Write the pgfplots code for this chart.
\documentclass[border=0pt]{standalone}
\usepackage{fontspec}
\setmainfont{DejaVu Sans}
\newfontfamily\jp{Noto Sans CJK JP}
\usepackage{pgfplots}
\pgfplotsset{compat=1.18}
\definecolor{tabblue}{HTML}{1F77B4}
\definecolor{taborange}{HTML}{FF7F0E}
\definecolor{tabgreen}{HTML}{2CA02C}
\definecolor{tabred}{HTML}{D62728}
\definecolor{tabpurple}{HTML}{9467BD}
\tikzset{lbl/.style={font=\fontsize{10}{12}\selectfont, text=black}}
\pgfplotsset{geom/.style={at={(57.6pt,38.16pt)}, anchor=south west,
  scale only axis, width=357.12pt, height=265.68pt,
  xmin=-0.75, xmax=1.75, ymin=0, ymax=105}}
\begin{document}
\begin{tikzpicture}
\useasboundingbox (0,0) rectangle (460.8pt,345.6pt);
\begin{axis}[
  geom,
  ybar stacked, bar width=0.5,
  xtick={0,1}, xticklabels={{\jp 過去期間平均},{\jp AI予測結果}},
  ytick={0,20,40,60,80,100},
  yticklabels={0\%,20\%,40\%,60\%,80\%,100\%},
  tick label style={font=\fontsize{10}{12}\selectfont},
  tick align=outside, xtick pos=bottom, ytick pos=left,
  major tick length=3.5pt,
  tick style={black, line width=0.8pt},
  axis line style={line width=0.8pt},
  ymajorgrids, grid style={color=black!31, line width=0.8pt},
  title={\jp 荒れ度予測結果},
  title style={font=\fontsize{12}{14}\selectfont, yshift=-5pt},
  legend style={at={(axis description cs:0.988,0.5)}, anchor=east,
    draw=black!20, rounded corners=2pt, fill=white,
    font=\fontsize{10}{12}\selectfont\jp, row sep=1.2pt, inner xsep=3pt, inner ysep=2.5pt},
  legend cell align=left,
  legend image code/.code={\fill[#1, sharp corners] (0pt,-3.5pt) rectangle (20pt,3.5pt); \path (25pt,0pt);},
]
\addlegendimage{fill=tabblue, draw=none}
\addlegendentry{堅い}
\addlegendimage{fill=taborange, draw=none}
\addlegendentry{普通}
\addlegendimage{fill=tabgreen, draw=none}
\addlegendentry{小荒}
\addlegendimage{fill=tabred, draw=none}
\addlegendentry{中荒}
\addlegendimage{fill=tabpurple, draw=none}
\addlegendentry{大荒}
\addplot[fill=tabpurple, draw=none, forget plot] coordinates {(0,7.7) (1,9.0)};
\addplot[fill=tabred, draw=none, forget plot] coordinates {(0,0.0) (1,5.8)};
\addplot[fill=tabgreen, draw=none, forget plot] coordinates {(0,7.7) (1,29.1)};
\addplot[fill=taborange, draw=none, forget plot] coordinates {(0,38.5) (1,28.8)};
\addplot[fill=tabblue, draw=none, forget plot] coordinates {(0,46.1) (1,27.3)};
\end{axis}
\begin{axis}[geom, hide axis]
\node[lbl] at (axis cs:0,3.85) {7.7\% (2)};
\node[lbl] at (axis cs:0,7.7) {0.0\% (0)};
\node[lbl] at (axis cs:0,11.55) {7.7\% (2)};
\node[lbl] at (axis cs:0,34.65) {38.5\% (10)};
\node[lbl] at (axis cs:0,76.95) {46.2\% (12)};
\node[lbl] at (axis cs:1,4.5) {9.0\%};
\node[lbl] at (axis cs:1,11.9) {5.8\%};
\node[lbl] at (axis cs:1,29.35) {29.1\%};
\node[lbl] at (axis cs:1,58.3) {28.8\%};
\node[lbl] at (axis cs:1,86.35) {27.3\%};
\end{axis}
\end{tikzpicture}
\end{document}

## WHAT YOU WILL DO
Copy all of the data. Keep every word exactly as it is.

## RESULT
Write the pgfplots code for this chart.
\documentclass[border=0pt]{standalone}
\usepackage{fontspec}
\setmainfont{DejaVu Sans}
\newfontfamily\jp{Noto Sans CJK JP}
\usepackage{pgfplots}
\pgfplotsset{compat=1.18}
\definecolor{tabblue}{HTML}{1F77B4}
\definecolor{taborange}{HTML}{FF7F0E}
\definecolor{tabgreen}{HTML}{2CA02C}
\definecolor{tabred}{HTML}{D62728}
\definecolor{tabpurple}{HTML}{9467BD}
\tikzset{lbl/.style={font=\fontsize{10}{12}\selectfont, text=black}}
\pgfplotsset{geom/.style={at={(57.6pt,38.16pt)}, anchor=south west,
  scale only axis, width=357.12pt, height=265.68pt,
  xmin=-0.75, xmax=1.75, ymin=0, ymax=105}}
\begin{document}
\begin{tikzpicture}
\useasboundingbox (0,0) rectangle (460.8pt,345.6pt);
\begin{axis}[
  geom,
  ybar stacked, bar width=0.5,
  xtick={0,1}, xticklabels={{\jp 過去期間平均},{\jp AI予測結果}},
  ytick={0,20,40,60,80,100},
  yticklabels={0\%,20\%,40\%,60\%,80\%,100\%},
  tick label style={font=\fontsize{10}{12}\selectfont},
  tick align=outside, xtick pos=bottom, ytick pos=left,
  major tick length=3.5pt,
  tick style={black, line width=0.8pt},
  axis line style={line width=0.8pt},
  ymajorgrids, grid style={color=black!31, line width=0.8pt},
  title={\jp 荒れ度予測結果},
  title style={font=\fontsize{12}{14}\selectfont, yshift=-5pt},
  legend style={at={(axis description cs:0.988,0.5)}, anchor=east,
    draw=black!20, rounded corners=2pt, fill=white,
    font=\fontsize{10}{12}\selectfont\jp, row sep=1.2pt, inner xsep=3pt, inner ysep=2.5pt},
  legend cell align=left,
  legend image code/.code={\fill[#1, sharp corners] (0pt,-3.5pt) rectangle (20pt,3.5pt); \path (25pt,0pt);},
]
\addlegendimage{fill=tabblue, draw=none}
\addlegendentry{堅い}
\addlegendimage{fill=taborange, draw=none}
\addlegendentry{普通}
\addlegendimage{fill=tabgreen, draw=none}
\addlegendentry{小荒}
\addlegendimage{fill=tabred, draw=none}
\addlegendentry{中荒}
\addlegendimage{fill=tabpurple, draw=none}
\addlegendentry{大荒}
\addplot[fill=tabpurple, draw=none, forget plot] coordinates {(0,7.7) (1,9.0)};
\addplot[fill=tabred, draw=none, forget plot] coordinates {(0,0.0) (1,5.8)};
\addplot[fill=tabgreen, draw=none, forget plot] coordinates {(0,7.7) (1,29.1)};
\addplot[fill=taborange, draw=none, forget plot] coordinates {(0,38.5) (1,28.8)};
\addplot[fill=tabblue, draw=none, forget plot] coordinates {(0,46.1) (1,27.3)};
\end{axis}
\begin{axis}[geom, hide axis]
\node[lbl] at (axis cs:0,3.85) {7.7\% (2)};
\node[lbl] at (axis cs:0,7.7) {0.0\% (0)};
\node[lbl] at (axis cs:0,11.55) {7.7\% (2)};
\node[lbl] at (axis cs:0,34.65) {38.5\% (10)};
\node[lbl] at (axis cs:0,76.95) {46.2\% (12)};
\node[lbl] at (axis cs:1,4.5) {9.0\%};
\node[lbl] at (axis cs:1,11.9) {5.8\%};
\node[lbl] at (axis cs:1,29.35) {29.1\%};
\node[lbl] at (axis cs:1,58.3) {28.8\%};
\node[lbl] at (axis cs:1,86.35) {27.3\%};
\end{axis}
\end{tikzpicture}
\end{document}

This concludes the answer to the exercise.